BEGIN AVAILABLE RECORDS
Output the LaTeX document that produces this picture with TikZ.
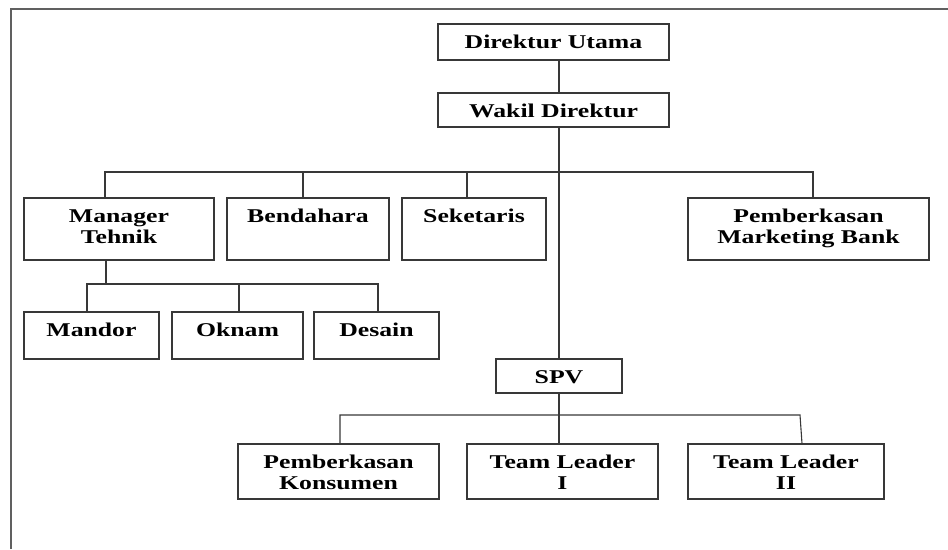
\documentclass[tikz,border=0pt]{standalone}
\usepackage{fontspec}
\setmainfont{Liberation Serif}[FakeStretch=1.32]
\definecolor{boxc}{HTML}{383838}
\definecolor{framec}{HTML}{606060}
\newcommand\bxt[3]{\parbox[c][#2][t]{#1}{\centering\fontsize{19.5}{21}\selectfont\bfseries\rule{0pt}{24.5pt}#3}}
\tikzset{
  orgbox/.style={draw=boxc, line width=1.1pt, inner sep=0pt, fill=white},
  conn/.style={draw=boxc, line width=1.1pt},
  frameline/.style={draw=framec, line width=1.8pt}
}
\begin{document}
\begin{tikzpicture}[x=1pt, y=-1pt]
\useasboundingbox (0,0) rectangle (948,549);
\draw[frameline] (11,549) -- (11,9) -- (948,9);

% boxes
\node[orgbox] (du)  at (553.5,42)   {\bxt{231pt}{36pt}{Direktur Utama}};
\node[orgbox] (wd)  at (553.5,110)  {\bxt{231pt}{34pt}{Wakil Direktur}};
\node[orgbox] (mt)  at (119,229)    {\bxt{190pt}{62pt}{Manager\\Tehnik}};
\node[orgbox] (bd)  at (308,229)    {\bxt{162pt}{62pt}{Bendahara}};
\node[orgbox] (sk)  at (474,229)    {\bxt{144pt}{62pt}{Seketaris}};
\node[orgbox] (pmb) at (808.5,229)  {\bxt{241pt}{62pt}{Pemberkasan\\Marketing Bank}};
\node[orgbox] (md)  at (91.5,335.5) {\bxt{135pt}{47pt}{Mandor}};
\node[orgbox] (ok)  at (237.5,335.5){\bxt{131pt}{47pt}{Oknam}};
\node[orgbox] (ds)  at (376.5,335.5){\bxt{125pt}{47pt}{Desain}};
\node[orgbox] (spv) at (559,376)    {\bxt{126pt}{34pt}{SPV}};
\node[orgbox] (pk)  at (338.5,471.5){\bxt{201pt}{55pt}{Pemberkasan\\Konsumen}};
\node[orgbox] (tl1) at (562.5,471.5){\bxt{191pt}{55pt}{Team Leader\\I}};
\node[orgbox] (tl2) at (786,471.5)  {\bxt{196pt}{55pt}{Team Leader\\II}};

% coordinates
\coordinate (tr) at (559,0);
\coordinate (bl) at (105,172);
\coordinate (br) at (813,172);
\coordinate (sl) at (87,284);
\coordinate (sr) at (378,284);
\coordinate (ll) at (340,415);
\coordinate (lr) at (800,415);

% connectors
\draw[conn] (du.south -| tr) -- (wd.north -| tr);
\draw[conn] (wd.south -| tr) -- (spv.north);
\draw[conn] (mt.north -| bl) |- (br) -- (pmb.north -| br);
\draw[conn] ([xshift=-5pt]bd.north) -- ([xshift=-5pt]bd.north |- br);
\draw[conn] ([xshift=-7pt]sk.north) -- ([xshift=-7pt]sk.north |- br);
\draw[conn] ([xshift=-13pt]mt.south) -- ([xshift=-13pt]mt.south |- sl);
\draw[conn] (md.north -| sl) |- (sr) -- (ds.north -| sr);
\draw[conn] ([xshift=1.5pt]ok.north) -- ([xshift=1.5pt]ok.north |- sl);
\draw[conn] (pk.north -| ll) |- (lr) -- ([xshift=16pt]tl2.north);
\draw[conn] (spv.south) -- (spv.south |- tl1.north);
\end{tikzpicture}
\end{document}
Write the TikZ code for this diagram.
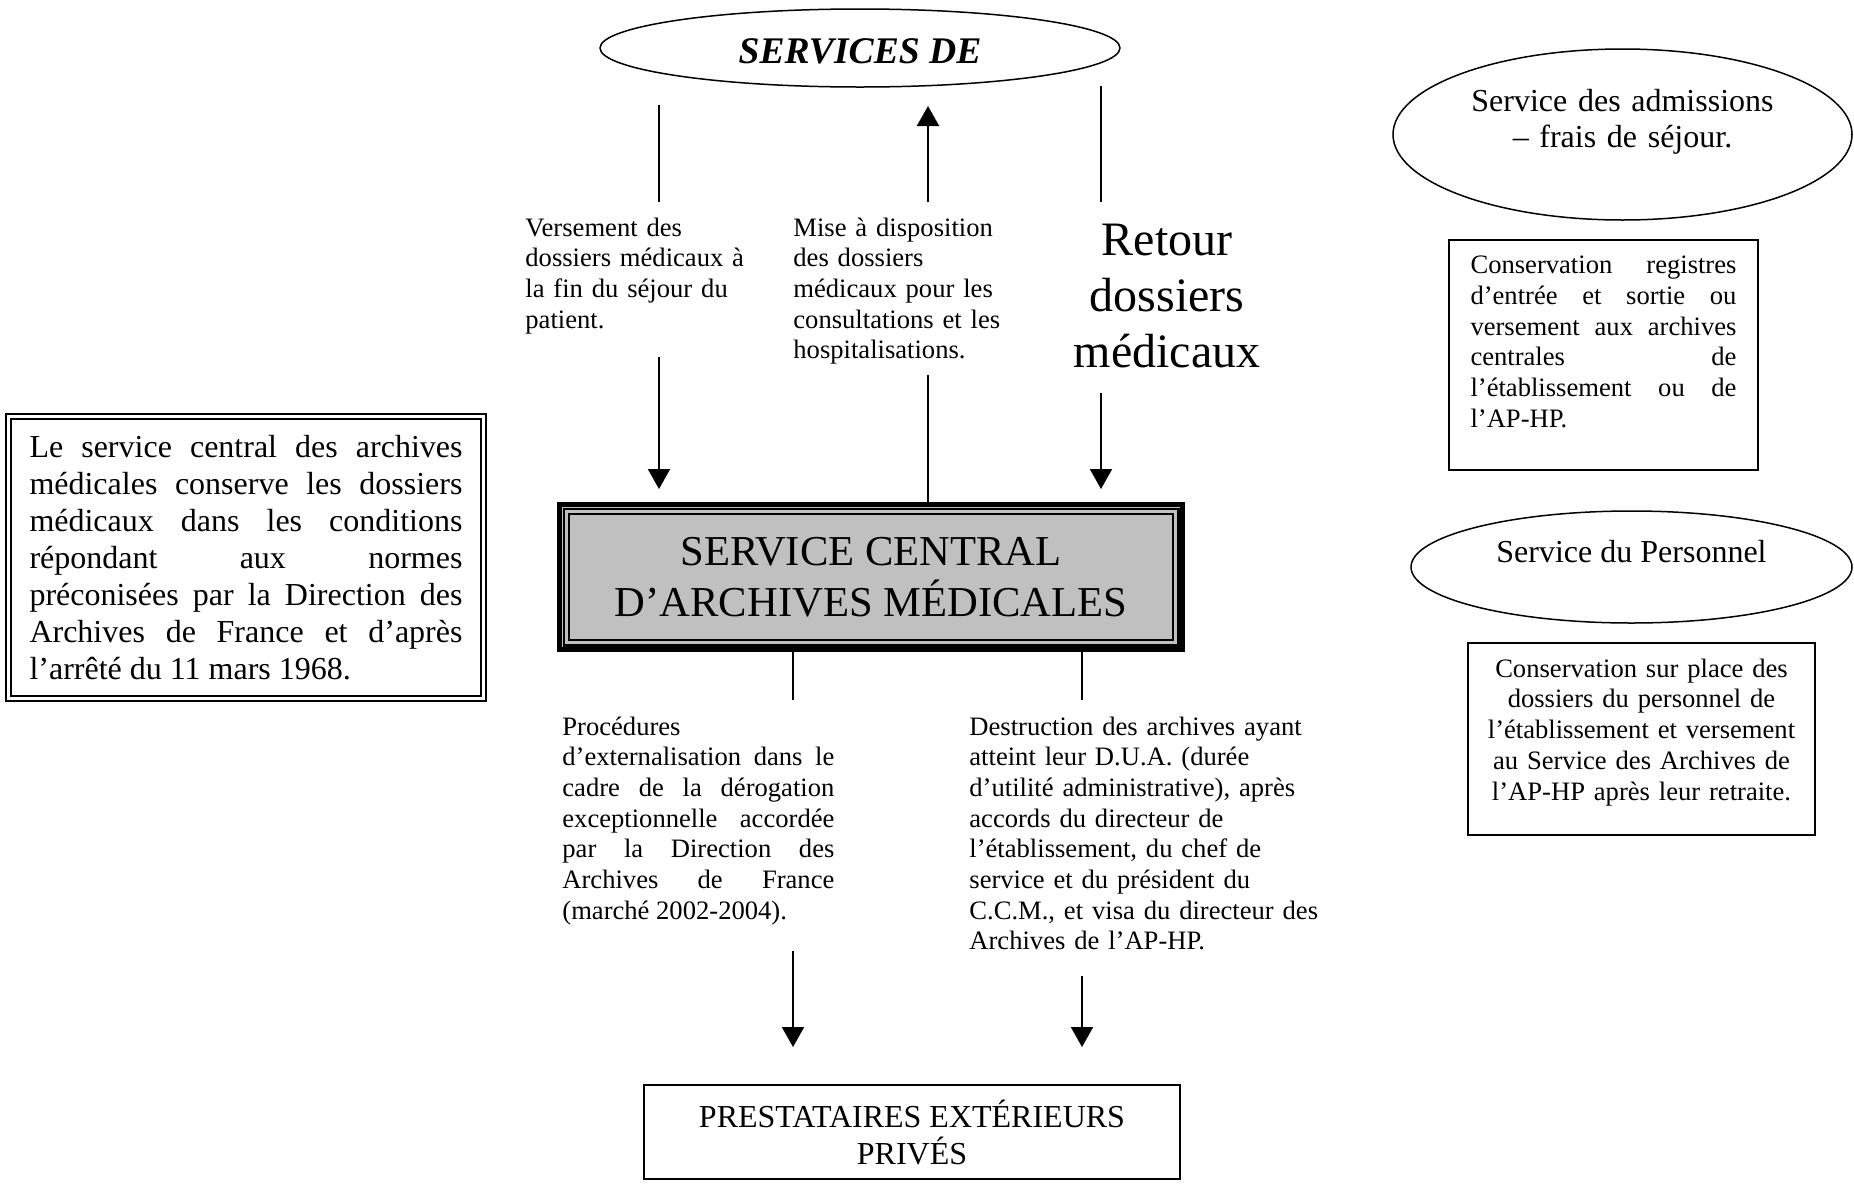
END AVAILABLE RECORDS
Quote every record above exactly, leaving out any pictures.

**RESPONSE TO THIS EXERCISE:**
Output the LaTeX document that produces this picture with TikZ.
\documentclass[tikz,border=0pt]{standalone}
\usepackage{fontspec}
\setmainfont{Liberation Serif}[FakeStretch=1.32]
\definecolor{boxc}{HTML}{383838}
\definecolor{framec}{HTML}{606060}
\newcommand\bxt[3]{\parbox[c][#2][t]{#1}{\centering\fontsize{19.5}{21}\selectfont\bfseries\rule{0pt}{24.5pt}#3}}
\tikzset{
  orgbox/.style={draw=boxc, line width=1.1pt, inner sep=0pt, fill=white},
  conn/.style={draw=boxc, line width=1.1pt},
  frameline/.style={draw=framec, line width=1.8pt}
}
\begin{document}
\begin{tikzpicture}[x=1pt, y=-1pt]
\useasboundingbox (0,0) rectangle (948,549);
\draw[frameline] (11,549) -- (11,9) -- (948,9);

% boxes
\node[orgbox] (du)  at (553.5,42)   {\bxt{231pt}{36pt}{Direktur Utama}};
\node[orgbox] (wd)  at (553.5,110)  {\bxt{231pt}{34pt}{Wakil Direktur}};
\node[orgbox] (mt)  at (119,229)    {\bxt{190pt}{62pt}{Manager\\Tehnik}};
\node[orgbox] (bd)  at (308,229)    {\bxt{162pt}{62pt}{Bendahara}};
\node[orgbox] (sk)  at (474,229)    {\bxt{144pt}{62pt}{Seketaris}};
\node[orgbox] (pmb) at (808.5,229)  {\bxt{241pt}{62pt}{Pemberkasan\\Marketing Bank}};
\node[orgbox] (md)  at (91.5,335.5) {\bxt{135pt}{47pt}{Mandor}};
\node[orgbox] (ok)  at (237.5,335.5){\bxt{131pt}{47pt}{Oknam}};
\node[orgbox] (ds)  at (376.5,335.5){\bxt{125pt}{47pt}{Desain}};
\node[orgbox] (spv) at (559,376)    {\bxt{126pt}{34pt}{SPV}};
\node[orgbox] (pk)  at (338.5,471.5){\bxt{201pt}{55pt}{Pemberkasan\\Konsumen}};
\node[orgbox] (tl1) at (562.5,471.5){\bxt{191pt}{55pt}{Team Leader\\I}};
\node[orgbox] (tl2) at (786,471.5)  {\bxt{196pt}{55pt}{Team Leader\\II}};

% coordinates
\coordinate (tr) at (559,0);
\coordinate (bl) at (105,172);
\coordinate (br) at (813,172);
\coordinate (sl) at (87,284);
\coordinate (sr) at (378,284);
\coordinate (ll) at (340,415);
\coordinate (lr) at (800,415);

% connectors
\draw[conn] (du.south -| tr) -- (wd.north -| tr);
\draw[conn] (wd.south -| tr) -- (spv.north);
\draw[conn] (mt.north -| bl) |- (br) -- (pmb.north -| br);
\draw[conn] ([xshift=-5pt]bd.north) -- ([xshift=-5pt]bd.north |- br);
\draw[conn] ([xshift=-7pt]sk.north) -- ([xshift=-7pt]sk.north |- br);
\draw[conn] ([xshift=-13pt]mt.south) -- ([xshift=-13pt]mt.south |- sl);
\draw[conn] (md.north -| sl) |- (sr) -- (ds.north -| sr);
\draw[conn] ([xshift=1.5pt]ok.north) -- ([xshift=1.5pt]ok.north |- sl);
\draw[conn] (pk.north -| ll) |- (lr) -- ([xshift=16pt]tl2.north);
\draw[conn] (spv.south) -- (spv.south |- tl1.north);
\end{tikzpicture}
\end{document}
Write the TikZ code for this diagram.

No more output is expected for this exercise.